There’s a natural skepticism that materializes in any effort to expand executives’ horizons. Some of the most common objections:
“The future’s too uncertain.” While we certainly don’t want to be interpreted as saying that anticipating the future is easy, we suggest that looking ahead is becoming increasingly essential. If we lack a clear sense of direction, we risk being consumed by the accelerating pace of change. A key is to focus on reasonably predictable factors such as certain technological and demographic trends.
“Our investors just want short-term results—don’t distract me with the future.” Here’s the paradox: Investors may focus on quarterly earnings, but anticipation of future earnings—that is, the multiple of today’s earnings—drives most of any large company’s stock price. The more a company can be persuasive about significant future opportunities and demonstrate tangible short-term progress toward addressing those opportunities, the better the stock price is likely to perform.
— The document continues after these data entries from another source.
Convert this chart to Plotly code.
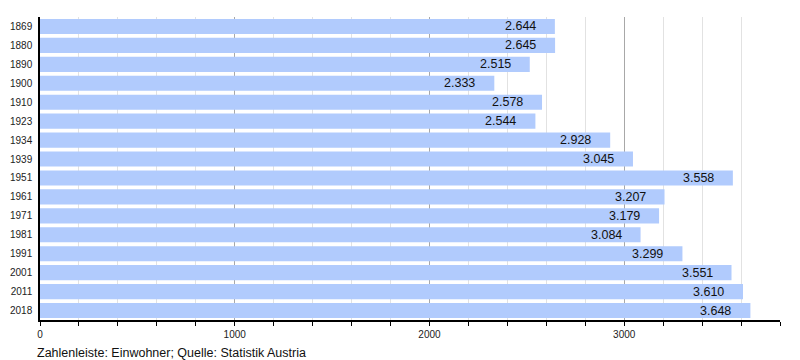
import plotly.graph_objects as go

years = ["1869", "1880", "1890", "1900", "1910", "1923", "1934", "1939",
         "1951", "1961", "1971", "1981", "1991", "2001", "2011", "2018"]
population = [2644, 2645, 2515, 2333, 2578, 2544, 2928, 3045,
              3558, 3207, 3179, 3084, 3299, 3551, 3610, 3648]
major_ticks = [0, 1000, 2000, 3000]
caption = "Zahlenleiste: Einwohner; Quelle: Statistik Austria"

FONT = "Liberation Sans, Arial, sans-serif"

def de(v):
    return f"{v:,}".replace(",", ".")

fig = go.Figure(go.Bar(
    x=population, y=years, orientation="h",
    marker=dict(color="#b1cbfd", line=dict(width=0)),
    hoverinfo="skip",
))

annotations = [
    dict(x=v, y=i, xref="x", yref="y", text=de(v), showarrow=False,
         xanchor="right", yanchor="middle", xshift=-17,
         font=dict(family=FONT, size=12.5, color="#111"))
    for i, v in enumerate(population)
]
annotations.append(dict(
    x=-5 / 740, y=-0.078, xref="paper", yref="paper", text=caption,
    showarrow=False, xanchor="left", yanchor="top",
    font=dict(family=FONT, size=12.5, color="#111")))

fig.update_layout(
    width=800, height=360,
    margin=dict(l=40, r=20, t=17, b=40),
    paper_bgcolor="white", plot_bgcolor="white",
    bargap=0.2, showlegend=False,
    annotations=annotations,
    xaxis=dict(
        range=[0, 3800], tickvals=major_ticks,
        ticktext=[str(t) for t in major_ticks],
        showgrid=True, gridcolor="#a8a8a8", gridwidth=1,
        ticks="outside", ticklen=4, tickcolor="black", tickwidth=1,
        showline=True, linecolor="black", linewidth=1.5,
        zeroline=False, automargin=False,
        tickfont=dict(family=FONT, size=10, color="#222"),
        minor=dict(dtick=200, tick0=0, showgrid=True, gridcolor="#e2e2e2",
                   gridwidth=1, ticks="outside", ticklen=4,
                   tickcolor="black"),
        fixedrange=True,
    ),
    yaxis=dict(
        type="category", categoryorder="array", categoryarray=years,
        range=[len(years) - 0.5, -0.5], autorange=False,
        showline=True, linecolor="black", linewidth=1.5,
        ticks="", showgrid=False, automargin=False,
        tickfont=dict(family=FONT, size=10, color="#222"),
        ticklabelstandoff=4,
        fixedrange=True,
    ),
)

fig.write_html(
    "out.html",
    config={"displayModeBar": False},
    post_script="document.body.style.margin='0';document.body.style.overflow='hidden';",
)
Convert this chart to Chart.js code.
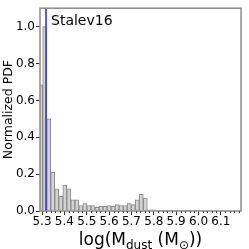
<!DOCTYPE html>
<html>
<head>
<meta charset="utf-8">
<script src="https://cdn.jsdelivr.net/npm/chart.js@4"></script>
<style>
  html, body { margin: 0; padding: 0; background: #fff; }
  #wrap { width: 249px; height: 249px; }
</style>
</head>
<body>
<div id="wrap"><canvas id="pdfChart" width="249" height="249"></canvas></div>
<script>
// histogram bin centres (log Mdust) and normalized PDF heights
const binCenters = [
  5.294, 5.312, 5.330, 5.348, 5.366, 5.384, 5.402, 5.420, 5.438, 5.456,
  5.474, 5.492, 5.510, 5.528, 5.546, 5.564, 5.582, 5.600, 5.618, 5.636,
  5.654, 5.672, 5.690, 5.708, 5.726, 5.744, 5.762, 5.780, 5.798, 5.816,
  5.834, 5.852, 5.870, 5.888, 5.906, 5.924, 5.942, 5.960, 5.978, 5.996
];
const pdfValues = [
  0.685, 1.0, 0.50, 0.21, 0.12, 0.08, 0.14, 0.12, 0.06, 0.06,
  0.03, 0.04, 0.03, 0.03, 0.02, 0.025, 0.025, 0.03, 0.025, 0.035,
  0.03, 0.03, 0.04, 0.035, 0.06, 0.09, 0.07, 0.006, 0.006, 0.004,
  0.003, 0.002, 0.002, 0.002, 0.001, 0.001, 0.001, 0.001, 0.001, 0.001
];
const xTicks = [5.3, 5.4, 5.5, 5.6, 5.7, 5.8, 5.9, 6.0, 6.1];
const yTicks = [0.0, 0.2, 0.4, 0.6, 0.8, 1.0];
const markerX = 5.318; // vertical blue line
const panelLabel = "Stalev16";

const FONT = "'DejaVu Sans', sans-serif";

// frame, minor ticks, marker line, label and x title
const extrasPlugin = {
  id: "extras",
  afterDatasetsDraw(chart) {
    const { ctx, chartArea: a, scales } = chart;
    const xs = scales.x;
    ctx.save();
    // blue marker
    const bx = xs.getPixelForValue(markerX);
    ctx.strokeStyle = "rgba(60,60,215,0.85)";
    ctx.lineWidth = 2;
    ctx.beginPath();
    ctx.moveTo(bx, a.top);
    ctx.lineTo(bx, a.bottom);
    ctx.stroke();
    ctx.restore();
  },
  afterDraw(chart) {
    const { ctx, chartArea: a, scales } = chart;
    const xs = scales.x;
    ctx.save();
    // frame
    ctx.strokeStyle = "#8c8c8c";
    ctx.lineWidth = 1.5;
    ctx.strokeRect(a.left, a.top, a.right - a.left, a.bottom - a.top);

    // minor x ticks every 0.02
    ctx.strokeStyle = "#444";
    ctx.lineWidth = 1;
    for (let i = 0; i < 45; i++) {
      if (i % 5 === 0) continue;
      const v = 5.3 + i * 0.02;
      const px = Math.round(xs.getPixelForValue(v)) + 0.5;
      if (px > a.right) break;
      ctx.beginPath();
      ctx.moveTo(px, a.bottom);
      ctx.lineTo(px, a.bottom + 2);
      ctx.stroke();
    }

    // panel label
    ctx.fillStyle = "#000";
    ctx.font = "14px " + FONT;
    ctx.textAlign = "left";
    ctx.textBaseline = "alphabetic";
    ctx.fillText(panelLabel, 51, 25);

    // x title with subscripts
    const big = 17, small = 12;
    const parts = [
      { t: "log(M", s: big, dy: 0 },
      { t: "dust", s: small, dy: 4 },
      { t: " (M", s: big, dy: 0 },
      { t: "\u2299", s: small, dy: 4 },
      { t: "))", s: big, dy: 0 }
    ];
    let total = 0;
    parts.forEach(p => { ctx.font = p.s + "px " + FONT; p.w = ctx.measureText(p.t).width; total += p.w; });
    let x = (a.left + a.right) / 2 - total / 2;
    const base = 245;
    parts.forEach(p => {
      ctx.font = p.s + "px " + FONT;
      ctx.fillText(p.t, x, base + p.dy);
      x += p.w;
    });
    ctx.restore();
  }
};

new Chart(document.getElementById("pdfChart"), {
  type: "bar",
  data: {
    datasets: [{
      data: binCenters.map((c, i) => ({ x: c, y: pdfValues[i] })),
      backgroundColor: "#d3d3d3",
      borderColor: "#8a8a8a",
      borderWidth: { top: 1, left: 1, right: 1, bottom: 0 },
      barPercentage: 1.0,
      categoryPercentage: 1.0,
      borderSkipped: false
    }]
  },
  options: {
    responsive: false,
    animation: false,
    events: [],
    layout: { padding: { top: 6, right: 8, left: 0, bottom: 0 } },
    plugins: { legend: { display: false }, tooltip: { enabled: false } },
    scales: {
      x: {
        type: "linear",
        offset: false,
        min: 5.291,
        max: 6.19,
        afterFit: (s) => { s.height = 38; },
        afterBuildTicks: (s) => { s.ticks = xTicks.map(v => ({ value: v })); },
        grid: { display: true, drawOnChartArea: false, offset: false, tickLength: 4, tickColor: "#333" },
        border: { display: false },
        ticks: {
          autoSkip: false,
          maxRotation: 0,
          padding: 0,
          color: "#000",
          font: { family: FONT, size: 12 },
          callback: (v) => Number(v).toFixed(1)
        }
      },
      y: {
        min: 0,
        max: 1.1,
        afterFit: (s) => { s.width = 40; },
        afterBuildTicks: (s) => { s.ticks = yTicks.map(v => ({ value: v })); },
        grid: { display: true, drawOnChartArea: false, tickLength: 4, tickColor: "#333" },
        border: { display: false },
        ticks: {
          padding: 1,
          color: "#000",
          font: { family: FONT, size: 12 },
          callback: (v) => Number(v).toFixed(1)
        },
        title: {
          display: true,
          text: "Normalized PDF",
          color: "#000",
          font: { family: FONT, size: 12.5 },
          padding: { top: 1, bottom: 0 }
        }
      }
    }
  },
  plugins: [extrasPlugin]
});
</script>
</body>
</html>
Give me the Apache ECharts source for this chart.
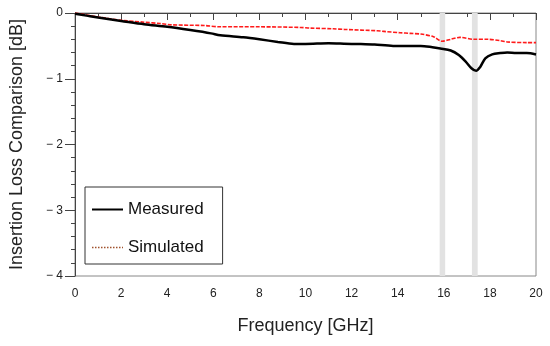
<!DOCTYPE html>
<html>
<head>
<meta charset="utf-8">
<script src="https://cdn.jsdelivr.net/npm/echarts@6/dist/echarts.min.js"></script>
<style>html,body{margin:0;padding:0;background:#fff}#c{width:550px;height:346px}</style>
</head>
<body>
<div id="c"></div>
<script>
var measuredFreq = [0,0.5,1,2,3,4,5,5.9,6.3,7.3,8,8.8,9.5,10,11,12,12.4,13,13.8,14.5,15,15.5,15.85,16.3,16.65,16.95,17.2,17.4,17.58,17.8,18.1,18.45,18.75,19.15,19.6,20];
var measuredDb   = [-0.01,-0.04,-0.07,-0.12,-0.17,-0.21,-0.26,-0.31,-0.34,-0.37,-0.40,-0.44,-0.47,-0.47,-0.46,-0.47,-0.47,-0.48,-0.50,-0.50,-0.50,-0.52,-0.54,-0.57,-0.64,-0.74,-0.84,-0.88,-0.82,-0.69,-0.63,-0.61,-0.60,-0.61,-0.61,-0.63];
var simulatedFreq = [0,0.5,1,2,3,3.7,4.2,5.6,6.3,8,9.8,10.2,11.2,11.7,13.1,13.4,14.1,14.55,15,15.55,15.92,16.3,16.7,17.3,17.9,18.45,18.75,19.6,20];
var simulatedDb   = [0,-0.03,-0.06,-0.11,-0.14,-0.16,-0.18,-0.19,-0.21,-0.21,-0.22,-0.23,-0.24,-0.25,-0.27,-0.28,-0.30,-0.31,-0.32,-0.36,-0.43,-0.40,-0.37,-0.40,-0.40,-0.42,-0.44,-0.45,-0.45];
var bandStarts = [15.82, 17.22];
var bandEnds   = [16.06, 17.47];
var seriesNames = ['Measured', 'Simulated'];
var xAxisName = 'Frequency [GHz]';
var yAxisName = 'Insertion Loss Comparison [dB]';

function zip(a, b) { return a.map(function (v, i) { return [v, b[i]]; }); }
var bands = bandStarts.map(function (s, i) { return [{ xAxis: s }, { xAxis: bandEnds[i] }]; });

var font = 'Liberation Sans, Arial, sans-serif';
var chart = echarts.init(document.getElementById('c'), null, { renderer: 'canvas' });
chart.setOption({
  animation: false,
  backgroundColor: '#fff',
  grid: { left: 74, right: 14, top: 13, bottom: 70, show: true, borderColor: '#888', borderWidth: 1, backgroundColor: 'transparent' },
  legend: {
    orient: 'vertical', left: 85, top: 187,
    padding: [14, 19, 8, 6], itemGap: 21, itemWidth: 31, itemHeight: 14,
    backgroundColor: '#fff', borderColor: '#333', borderWidth: 1,
    textStyle: { fontFamily: font, fontSize: 17, color: '#111' },
    data: [
      { name: seriesNames[0], itemStyle: { opacity: 0 }, lineStyle: { color: '#000', width: 2 } },
      { name: seriesNames[1], itemStyle: { opacity: 0 }, lineStyle: { color: '#a0522d', width: 1.5, type: 'dotted' } }
    ]
  },
  xAxis: {
    type: 'value', min: 0, max: 20, interval: 2,
    name: xAxisName, nameLocation: 'middle', nameGap: 41,
    nameTextStyle: { fontFamily: font, fontSize: 18, color: '#222' },
    axisLine: { lineStyle: { color: '#444', width: 1 } },
    axisTick: { show: true, inside: false, length: 7, lineStyle: { color: '#444' } },
    minorTick: { show: true, splitNumber: 2, length: 4, lineStyle: { color: '#444' } },
    axisLabel: { fontFamily: font, fontSize: 12, color: '#222', margin: 12 },
    splitLine: { show: false }
  },
  yAxis: {
    type: 'value', min: -4, max: 0, interval: 1,
    name: yAxisName, nameLocation: 'middle', nameGap: 49,
    nameTextStyle: { fontFamily: font, fontSize: 18, color: '#222' },
    axisLine: { show: true, lineStyle: { color: '#444', width: 1 } },
    axisTick: { show: true, inside: false, length: 10, lineStyle: { color: '#444' } },
    minorTick: { show: true, splitNumber: 5, length: 4, lineStyle: { color: '#444' } },
    axisLabel: { fontFamily: font, fontSize: 12, color: '#222', margin: 12,
      formatter: function (v) { return v === 0 ? '0' : '\u2212 ' + Math.abs(v); } },
    splitLine: { show: false }
  },
  series: [
    {
      name: 'bands', type: 'line', data: [], z: 0, silent: true,
      markArea: { silent: true, itemStyle: { color: '#e2e2e2' }, data: bands }
    },
    {
      name: seriesNames[1], type: 'line', data: zip(simulatedFreq, simulatedDb), z: 3,
      symbol: 'none', smooth: 0.3, itemStyle: { color: '#a0522d' },
      lineStyle: { color: '#ff1a1a', width: 1.6, type: [4, 1.5] }
    },
    {
      name: seriesNames[0], type: 'line', data: zip(measuredFreq, measuredDb), z: 4,
      symbol: 'none', smooth: 0.3, itemStyle: { color: '#000' },
      lineStyle: { color: '#000', width: 2.5 }
    }
  ]
});
</script>
</body>
</html>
“Any near-term economic impact of this approach to strategy is likely to be marginal; the payback will take too long.” While a view of the future drives strategy, that view can be helpful in achieving greater short-term focus that is likely to improve economic performance. If we have a clearer view of what the future might look like, we are better positioned to take steps that will reduce our vulnerability to near-term disruptions—and to make difficult choices about shedding portions of our business that are currently underperforming. Done right, this approach to strategy has the potential to significantly improve near-term economic performance.
Zoom out/zoom in is a great example of combining and amplifying two competing goals: preparing for the future and achieving greater near-term impact. By focusing on these two in tandem, we have greater potential to accelerate our movement toward the most promising future opportunities and delivering near-term impact that matters to stakeholders. Maybe strategy is less about position or movement than about trajectory: having a sense of destination and committing to accelerating movement to reach that destination.
This approach can be used for an entire corporation; for diversified companies, it can also be applied at the business-unit level.
But it’s not just for companies. Every institution—and every individual—can use this approach to increase impact. What’s our zoom-out opportunity? And what should be our most important zoom-in priorities? Until we can answer those questions, we are at risk of getting buffeted about by an increasingly demanding world and experience more and more stress as we spread ourselves too thinly.